◆ Written request
Starting with the first line of the data that follows, transcribe every line verbatim until the line containing "ax = fig.add_axes([117" has been transcribed.

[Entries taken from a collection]
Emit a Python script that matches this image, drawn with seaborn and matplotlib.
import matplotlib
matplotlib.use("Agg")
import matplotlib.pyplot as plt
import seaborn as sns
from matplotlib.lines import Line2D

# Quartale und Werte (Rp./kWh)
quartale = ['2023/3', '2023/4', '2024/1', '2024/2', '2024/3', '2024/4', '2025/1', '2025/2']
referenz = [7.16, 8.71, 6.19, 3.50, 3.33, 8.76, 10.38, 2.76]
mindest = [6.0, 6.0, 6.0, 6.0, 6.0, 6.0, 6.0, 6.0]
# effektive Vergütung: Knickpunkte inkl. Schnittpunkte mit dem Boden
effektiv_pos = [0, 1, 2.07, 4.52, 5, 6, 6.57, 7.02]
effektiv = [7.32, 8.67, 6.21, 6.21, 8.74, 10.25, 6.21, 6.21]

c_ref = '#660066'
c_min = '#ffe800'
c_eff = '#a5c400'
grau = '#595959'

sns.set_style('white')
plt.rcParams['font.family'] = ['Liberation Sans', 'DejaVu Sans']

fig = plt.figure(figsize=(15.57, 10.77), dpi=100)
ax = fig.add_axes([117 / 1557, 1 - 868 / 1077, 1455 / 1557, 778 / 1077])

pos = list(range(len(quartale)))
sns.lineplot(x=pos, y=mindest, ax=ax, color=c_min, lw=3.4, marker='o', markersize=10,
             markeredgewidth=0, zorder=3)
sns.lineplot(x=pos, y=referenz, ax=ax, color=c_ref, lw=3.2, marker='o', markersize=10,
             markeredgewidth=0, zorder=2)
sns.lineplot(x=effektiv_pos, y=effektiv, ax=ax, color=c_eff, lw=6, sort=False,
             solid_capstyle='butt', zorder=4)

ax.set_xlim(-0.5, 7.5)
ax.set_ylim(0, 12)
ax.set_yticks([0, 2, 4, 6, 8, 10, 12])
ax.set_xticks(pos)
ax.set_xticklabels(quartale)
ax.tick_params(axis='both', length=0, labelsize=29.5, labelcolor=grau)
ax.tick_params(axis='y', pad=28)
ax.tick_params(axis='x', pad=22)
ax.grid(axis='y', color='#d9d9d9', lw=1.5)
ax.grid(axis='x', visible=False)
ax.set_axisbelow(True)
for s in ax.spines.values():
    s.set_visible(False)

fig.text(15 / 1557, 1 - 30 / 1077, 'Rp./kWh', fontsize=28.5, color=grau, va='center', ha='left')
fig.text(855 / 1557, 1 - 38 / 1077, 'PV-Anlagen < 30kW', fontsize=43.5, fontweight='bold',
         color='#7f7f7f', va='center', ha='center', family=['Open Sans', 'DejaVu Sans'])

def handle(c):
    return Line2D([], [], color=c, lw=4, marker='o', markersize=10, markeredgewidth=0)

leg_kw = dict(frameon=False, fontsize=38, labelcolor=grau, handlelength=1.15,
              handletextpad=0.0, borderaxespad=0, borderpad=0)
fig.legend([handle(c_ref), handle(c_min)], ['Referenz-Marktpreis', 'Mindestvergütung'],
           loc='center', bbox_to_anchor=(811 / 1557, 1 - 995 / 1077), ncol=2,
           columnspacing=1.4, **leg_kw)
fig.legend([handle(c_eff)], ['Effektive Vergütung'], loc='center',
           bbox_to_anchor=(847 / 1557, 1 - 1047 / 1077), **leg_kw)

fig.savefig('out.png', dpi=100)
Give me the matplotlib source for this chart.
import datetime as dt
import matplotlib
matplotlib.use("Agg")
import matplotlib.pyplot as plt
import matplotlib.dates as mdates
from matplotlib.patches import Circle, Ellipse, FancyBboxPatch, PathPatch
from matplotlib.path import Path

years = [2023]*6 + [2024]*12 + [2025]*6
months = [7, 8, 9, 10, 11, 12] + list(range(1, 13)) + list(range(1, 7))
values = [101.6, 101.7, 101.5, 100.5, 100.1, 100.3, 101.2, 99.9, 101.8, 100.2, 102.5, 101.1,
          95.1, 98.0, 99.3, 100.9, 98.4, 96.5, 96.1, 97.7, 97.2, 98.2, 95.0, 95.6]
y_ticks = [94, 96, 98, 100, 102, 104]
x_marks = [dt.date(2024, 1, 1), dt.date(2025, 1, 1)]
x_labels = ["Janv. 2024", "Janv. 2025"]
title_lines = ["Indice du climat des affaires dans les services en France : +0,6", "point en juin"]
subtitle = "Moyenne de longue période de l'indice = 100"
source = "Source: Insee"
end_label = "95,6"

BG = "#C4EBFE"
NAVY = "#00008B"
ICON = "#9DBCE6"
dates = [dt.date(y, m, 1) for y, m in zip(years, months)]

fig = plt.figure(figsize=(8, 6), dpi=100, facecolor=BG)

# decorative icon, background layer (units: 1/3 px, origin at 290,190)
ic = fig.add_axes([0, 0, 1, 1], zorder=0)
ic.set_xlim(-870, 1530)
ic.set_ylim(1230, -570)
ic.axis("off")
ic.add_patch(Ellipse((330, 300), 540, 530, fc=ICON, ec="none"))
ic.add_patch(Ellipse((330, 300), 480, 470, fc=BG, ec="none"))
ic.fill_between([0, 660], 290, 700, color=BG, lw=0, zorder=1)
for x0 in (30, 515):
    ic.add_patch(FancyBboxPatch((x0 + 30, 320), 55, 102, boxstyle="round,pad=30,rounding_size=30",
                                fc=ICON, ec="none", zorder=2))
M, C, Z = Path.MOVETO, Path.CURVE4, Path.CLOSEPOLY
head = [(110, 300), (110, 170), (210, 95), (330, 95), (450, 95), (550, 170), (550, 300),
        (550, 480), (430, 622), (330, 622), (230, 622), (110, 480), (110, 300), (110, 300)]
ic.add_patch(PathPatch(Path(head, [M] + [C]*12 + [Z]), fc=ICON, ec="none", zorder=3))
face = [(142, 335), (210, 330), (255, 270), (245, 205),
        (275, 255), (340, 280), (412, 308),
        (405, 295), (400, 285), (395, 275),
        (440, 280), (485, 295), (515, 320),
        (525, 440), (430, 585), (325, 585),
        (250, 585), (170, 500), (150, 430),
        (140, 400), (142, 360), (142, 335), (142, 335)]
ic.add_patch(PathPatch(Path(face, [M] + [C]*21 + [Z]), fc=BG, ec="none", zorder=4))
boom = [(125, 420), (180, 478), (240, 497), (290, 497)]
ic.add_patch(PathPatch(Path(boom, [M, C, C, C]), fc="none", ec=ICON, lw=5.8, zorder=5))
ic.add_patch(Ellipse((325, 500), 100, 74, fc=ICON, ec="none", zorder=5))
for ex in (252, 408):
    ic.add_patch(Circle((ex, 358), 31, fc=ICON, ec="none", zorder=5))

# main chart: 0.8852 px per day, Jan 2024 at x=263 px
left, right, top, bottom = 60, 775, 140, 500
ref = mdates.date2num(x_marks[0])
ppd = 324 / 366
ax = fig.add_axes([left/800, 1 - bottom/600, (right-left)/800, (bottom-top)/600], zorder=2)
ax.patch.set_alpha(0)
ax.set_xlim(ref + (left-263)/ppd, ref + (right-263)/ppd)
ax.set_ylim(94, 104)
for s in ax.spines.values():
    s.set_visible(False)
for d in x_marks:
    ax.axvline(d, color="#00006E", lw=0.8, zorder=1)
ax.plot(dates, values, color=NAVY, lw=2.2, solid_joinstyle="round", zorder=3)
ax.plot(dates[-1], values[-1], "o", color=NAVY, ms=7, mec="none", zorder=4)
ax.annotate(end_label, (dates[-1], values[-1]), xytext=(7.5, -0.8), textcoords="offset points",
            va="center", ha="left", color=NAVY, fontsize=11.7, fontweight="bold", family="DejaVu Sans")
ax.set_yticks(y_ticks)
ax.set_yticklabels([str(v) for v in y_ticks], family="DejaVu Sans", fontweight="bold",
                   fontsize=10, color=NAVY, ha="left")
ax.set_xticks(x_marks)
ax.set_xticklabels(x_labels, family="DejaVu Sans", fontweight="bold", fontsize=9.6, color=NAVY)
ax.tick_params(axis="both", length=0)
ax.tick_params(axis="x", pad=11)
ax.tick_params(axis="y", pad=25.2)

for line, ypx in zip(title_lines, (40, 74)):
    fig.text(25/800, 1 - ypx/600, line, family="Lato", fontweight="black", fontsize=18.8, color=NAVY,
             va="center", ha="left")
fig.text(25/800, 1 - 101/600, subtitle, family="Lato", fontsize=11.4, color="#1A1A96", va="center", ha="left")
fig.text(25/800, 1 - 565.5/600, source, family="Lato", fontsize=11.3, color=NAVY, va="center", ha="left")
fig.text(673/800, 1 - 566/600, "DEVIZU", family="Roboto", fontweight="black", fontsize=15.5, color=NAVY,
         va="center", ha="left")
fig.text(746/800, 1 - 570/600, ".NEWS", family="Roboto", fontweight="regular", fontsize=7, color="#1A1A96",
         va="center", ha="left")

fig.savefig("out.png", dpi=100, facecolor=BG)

◆ Output of the task
Emit a Python script that matches this image, drawn with seaborn and matplotlib.
import matplotlib
matplotlib.use("Agg")
import matplotlib.pyplot as plt
import seaborn as sns
from matplotlib.lines import Line2D

# Quartale und Werte (Rp./kWh)
quartale = ['2023/3', '2023/4', '2024/1', '2024/2', '2024/3', '2024/4', '2025/1', '2025/2']
referenz = [7.16, 8.71, 6.19, 3.50, 3.33, 8.76, 10.38, 2.76]
mindest = [6.0, 6.0, 6.0, 6.0, 6.0, 6.0, 6.0, 6.0]
# effektive Vergütung: Knickpunkte inkl. Schnittpunkte mit dem Boden
effektiv_pos = [0, 1, 2.07, 4.52, 5, 6, 6.57, 7.02]
effektiv = [7.32, 8.67, 6.21, 6.21, 8.74, 10.25, 6.21, 6.21]

c_ref = '#660066'
c_min = '#ffe800'
c_eff = '#a5c400'
grau = '#595959'

sns.set_style('white')
plt.rcParams['font.family'] = ['Liberation Sans', 'DejaVu Sans']

fig = plt.figure(figsize=(15.57, 10.77), dpi=100)
ax = fig.add_axes([117 / 1557, 1 - 868 / 1077, 1455 / 1557, 778 / 1077])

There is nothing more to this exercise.